Because I conclude that retroactive application of the choice-of-law provision means simply that Pennsylvania substantive law applies to and governs the instant litigation from August 20, 1988 forward, I respectfully dissent from the majority’s far-reaching and overly broad interpretation of section 20 and from its conclusion that Pennsylvania’s two-year statute of limitations reaches back in time to bar plaintiffs’ suit. Accordingly, I would reverse.

. This is not to suggest that the presumption against retroactive legislation governs this case; on the contrary, I am in agreement with the majority that Congress intended the Amendments Act to apply retroactively. See Majority Op. at 1112-13 n.6. The principles underlying the anti-retroactivity presumption are relevant, however, insofar as they evince a cautious and conservative approach to retroactivity that is fundamental to our legal system. Where, as here, there is a question as to the intended scope of retroactivity, I believe that the principles underlying the anti-retroactivity presumption urge us to interpret that scope narrowly.

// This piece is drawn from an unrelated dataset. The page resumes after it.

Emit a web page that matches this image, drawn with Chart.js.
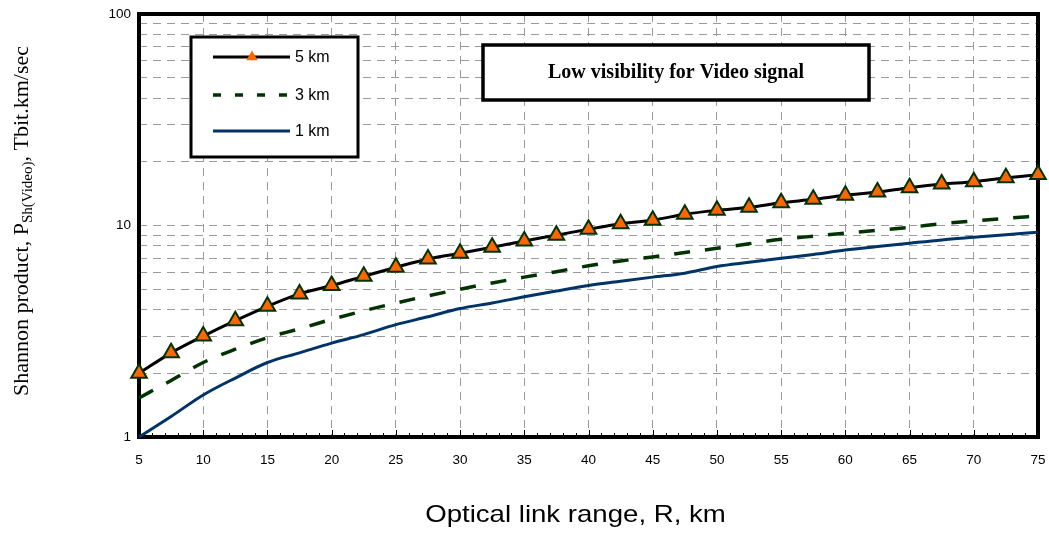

. The majority's understanding of the term "historical fiction” is different from what I intend. In denying that its interpretation of the Amendments Act engenders a historical fiction, the majority states that it “do[es] not create a historical fiction that plaintiffs filed suit on any day other than that on which they actually filed." This rebuttal is wide of the mark. My point is simply this: (1) When plaintiffs filed their suit, it was not a public liability action — indeed, that cause of action did not yet exist; (2) When plaintiffs filed their suit, it was not governed by Pennsylvania law; (3) When plaintiffs’ filed their suit, it satisfied the applicable statute of limitations; (4) On August 20, 1988, plaintiffs' suit was transformed into a public liability action, governed by *1121Pennsylvania substantive law and subject to federal jurisdiction; (5) In order to conclude that plaintiffs' suit was filed in violation of the Pennsylvania statute of limitations, the majority must first conclude that the Pennsylvania statute of limitations applied to plaintiffs' suit at the relevant time; the day on which it was filed. Because Pennsylvania law applies only to public liability actions, however, the majority’s holding in this case cannot be sustained without the historical fiction that plaintiffs’ suit was a public liability action on the day it was filed.

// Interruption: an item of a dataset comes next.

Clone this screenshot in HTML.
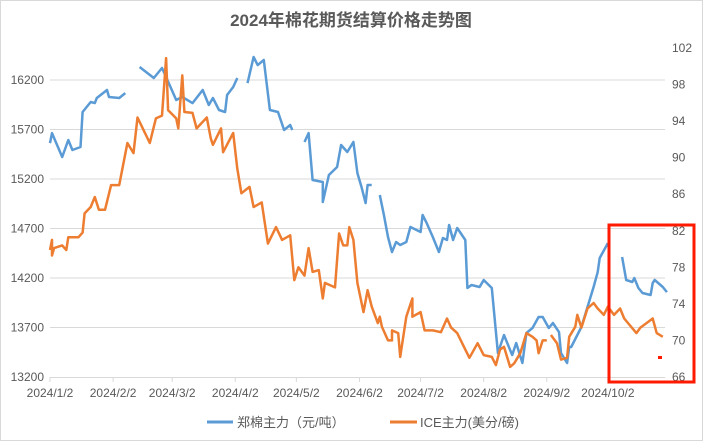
<!DOCTYPE html>
<html><head><meta charset="utf-8"><style>
body{margin:0;background:#fff;}
svg text{font-family:"Liberation Sans","Noto Sans CJK SC",sans-serif;fill:#595959;}
</style></head><body>
<svg id="c" width="703" height="441" viewBox="0 0 703 441">
<rect x="0.5" y="0.5" width="702" height="440" fill="#fff" stroke="#d9d9d9"/>
<text x="351" y="26" text-anchor="middle" font-size="17" font-weight="bold">2024年棉花期货结算价格走势图</text>
<g id="grid"></g><g id="axes"></g><g id="series"></g>
<rect x="609" y="225" width="85" height="157" fill="none" stroke="#ff1a00" stroke-width="3"/>
<rect x="658" y="356" width="4" height="3" fill="#ff1a00"/>
<g>
<line x1="207" y1="422" x2="233" y2="422" stroke="#5b9bd5" stroke-width="3"/>
<text x="237" y="427" font-size="13">郑棉主力（元/吨）</text>
<line x1="390" y1="422" x2="417" y2="422" stroke="#ed7d31" stroke-width="3"/>
<text x="420" y="427" font-size="13">ICE主力(美分/磅)</text>
</g>
</svg>
<script>
const leftTicks=[13200,13700,14200,14700,15200,15700,16200];
const rightTicks=[66,70,74,78,82,86,90,94,98,102];
const monthLabels=["2024/1/2","2024/2/2","2024/3/2","2024/4/2","2024/5/2","2024/6/2","2024/7/2","2024/8/2","2024/9/2","2024/10/2"];
const monthDays=[0,31,60,91,121,152,182,213,244,274];
const zzDays=[0,1,6,9,11,15,16,20,22,23,28,29,34,37,40,44,51,55,57,62,65,70,75,78,80,83,86,87,90,92,94,97,100,102,105,108,112,115,118,119,122,125,127,129,134,134,137,141,143,146,149,151,153,155,156,158,160,162,164,166,168,170,172,175,177,182,183,185,188,191,193,195,196,198,200,204,205,207,211,213,217,220,223,226,227,229,232,234,237,240,242,245,247,250,251,254,255,256,261,264,267,269,270,274,277,281,283,286,287,289,291,295,296,297,301,303];
const zzVals=[15563,15664,15422,15594,15493,15523,15877,15978,15967,16018,16099,16028,16018,16068,null,16331,16220,16321,16230,15998,16028,15967,16099,15947,16018,15897,15877,16048,16129,16220,null,16169,16432,16351,16402,15897,15877,15695,15745,15695,null,15574,15664,15190,15170,14968,15240,15321,15543,15473,15574,15260,15119,14957,15139,15139,null,15038,14836,14614,14463,14564,14533,14564,14715,14665,14836,14755,14614,14463,14604,14584,14735,14584,14705,14584,14099,14129,14109,14180,14099,13442,13624,13473,13422,13543,13341,13644,13695,13806,13806,13695,13745,13654,13442,13341,13503,13503,13705,13907,14109,14260,14402,14553,null,14412,14180,14160,14200,14099,14048,14028,14149,14180,14109,14058];
const iceDays=[0,1,1,2,6,8,9,14,16,17,20,22,24,27,30,34,38,41,43,49,52,55,57,58,62,63,65,66,70,72,77,79,80,84,85,90,92,94,98,100,104,107,111,114,118,120,122,125,127,129,132,134,135,140,142,144,146,147,149,151,154,156,158,161,162,163,166,168,168,171,172,175,178,178,182,184,188,192,195,197,200,204,206,210,213,217,219,221,223,226,228,231,234,237,239,240,242,244,245,246,249,251,254,255,258,259,261,264,267,269,272,274,277,280,282,288,290,293,296,298,301];
const iceVals=[79.9,81.0,79.3,80.1,80.4,79.9,81.3,81.3,81.8,83.9,84.6,85.7,84.3,84.3,87.0,87.0,91.6,90.5,94.4,91.6,94.3,94.6,100.9,95.2,94.3,93.2,99.0,95.0,94.9,93.2,94.4,92.1,91.4,93.2,90.6,92.7,88.8,86.1,86.8,84.6,85.1,80.6,82.4,81.0,81.5,76.6,78.0,77.1,80.1,77.5,77.7,74.6,76.3,75.8,81.7,80.4,80.4,82.4,81.0,76.3,73.1,75.5,73.7,71.9,72.6,71.5,70.0,70.0,71.1,70.8,68.2,72.6,74.6,72.6,73.1,71.1,71.1,70.9,72.4,71.4,70.8,69.0,68.1,69.7,68.4,68.2,67.3,69.0,69.3,67.1,67.5,68.6,70.8,70.4,70.0,68.6,70.0,70.0,null,70.6,69.7,67.9,68.1,70.4,71.5,72.8,71.4,73.5,74.1,73.5,72.8,73.7,72.8,73.5,72.4,70.8,71.4,71.9,72.4,70.8,70.4];

const NS="http://www.w3.org/2000/svg";
const X0=50,X1=665,PX_PER_DAY=2.036;
const xs=d=>X0+d*PX_PER_DAY;
const yL=v=>377-(v-13200)*(297/3000);
const yR=v=>377-(v-66)*(329/36);
function mk(tag,attrs,parent){const e=document.createElementNS(NS,tag);for(const k in attrs)e.setAttribute(k,attrs[k]);parent.appendChild(e);return e;}
const grid=document.getElementById('grid'),axes=document.getElementById('axes'),series=document.getElementById('series');
leftTicks.forEach(v=>{
  const y=yL(v);
  if(v!==13200){const g=mk('line',{x1:X0,x2:X1,y1:y,y2:y,stroke:'#d9d9d9','stroke-width':1},grid);
  
  }
  const t=mk('text',{x:44,y:y+4,'text-anchor':'end','font-size':12},axes);t.textContent=v;
  
  
});
rightTicks.forEach(v=>{
  const t=mk('text',{x:672,y:yR(v)+4,'font-size':12},axes);t.textContent=v;
  
  
});
const ax=mk('line',{x1:X0,x2:X1,y1:377.5,y2:377.5,stroke:'#d9d9d9','stroke-width':1},axes);


monthDays.forEach((d,i)=>{
  const x=xs(d);
  const tk=mk('line',{x1:x,x2:x,y1:377,y2:382,stroke:'#d9d9d9'},axes);
  
  
  const t=mk('text',{x:x,y:397,'text-anchor':'middle','font-size':12},axes);t.textContent=monthLabels[i];
  
  
});
function pathFor(days,vals,yf){let d='',pen=false;for(let i=0;i<days.length;i++){if(vals[i]==null){pen=false;continue;}d+=(pen?'L':'M')+xs(days[i]).toFixed(1)+','+yf(vals[i]).toFixed(1);pen=true;}return d;}
const p1=mk('path',{d:pathFor(zzDays,zzVals,yL),fill:'none',stroke:'#5b9bd5','stroke-width':2.5,'stroke-linejoin':'round'},series);


const p2=mk('path',{d:pathFor(iceDays,iceVals,yR),fill:'none',stroke:'#ed7d31','stroke-width':2.5,'stroke-linejoin':'round'},series);


</script>
</body></html>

. As explained infra, I question whether Congress intended the phrase "substantive rules of decision” to include statutes of limitations in the first place. Because I think that the majority’s argument fails even if the Amendments Act encompasses statutes of limitations, however, I will assume for now that the Pennsylvania statute of limitations is substantive law in this context.

. The majority cites AAMCO Transmissions, Inc. v. Harris, 759 F.Supp. 1141, 1143-44 (E.D.Pa.1991), for the proposition that Pennsylvania courts generally apply Pennsylvania’s statute of limitations to causes of action that arose in other jurisdictions as well as to causes of action that arose in Pennsylvania. Majority Op., at 1112 n.5. This may well be true, but it is irrelevant to the issue at hand, for two reasons. First, Pennsylvania law regarding the statute of limitations has no bearing on the question before us: whether section 20 — a federal statute — requires us to apply Pennsylvania's statute of limitations retroactively to bar the underlying actions. This is purely a question of federal law, and neither the courts nor the statutes of Pennsylvania can provide the answer. Second, even if Pennsylvania law were relevant to the issue at hand, the language quoted by the majority is inapposite. The quoted language describes the way in which Pennsylvania courts treat cases which are filed in Pennsylvania in the first instance but which are based on events that took place ("arose”) outside the jurisdiction — not cases such as this one which were filed in other jurisdictions and later transferred to Pennsylvania. It tells us nothing about the way Pennsylvania courts would treat a unique and highly unusual case such as this one, and provides no basis for inference.

. Contrary to the majority’s assertion, it is not true that “achieving substantially the same outcome in all public liability actions, regardless of where filed, necessitates treatment of statutes of limitations as ‘substantive rules for decision.' ” Majority Op., at 1112 n.5. Significantly, a finding that Congress did not intend the term "substantive rules for decision” to include statutes of limitations would not mean that there is no statute of limitations on public liability actions. Rather, in the absence of an express command from Congress, federal courts "ordinarily do not assume that Congress intended that there be no time limit on such actions at all; rather, our task is to ‘borrow’ the most suitable statute or other rule of timeliness from some other source." Del-Costello v. Teamsters, 462 U.S. 151, 158, 103 S.Ct. 2281, 2287, 76 L.Ed.2d 476 (1983). If there is no indication in the legislative history as to what statute of limitations Congress intended the courts to apply to a given type of action, the "fallback rule of thumb” is to “apply the most closely analogous statute of limitations under state law.” Id. at 158 & n. 12, 103 S.Ct. at 2287 & n. 12. If the relevant state statute of limitations is an "unsatisfactory vehicle!] for the enforcement of federal law,” however, courts may borrow timeliness rules from federal law — "either express limitations periods from related federal *1123statutes, or such alternatives as laches.” Id. at 161, 162, 103 S.Ct. at 2289. Thus, there are two possible outcomes if Congress did not intend for "substantive rules of decision" to include statutes of limitations and thus did not expressly provide for a statute of limitations for public liability actions: (1) the courts would apply state statutes of limitations anyway (although they would not fall under the rubric of section 20); or (2) the courts would apply a uniform statute of limitations to public liability actions drawn from federal law. In either event, all public liability actions arising from a single occurrence would be subject to the same statute of limitations, with the exception of cases already pending when the Amendments Act was passed.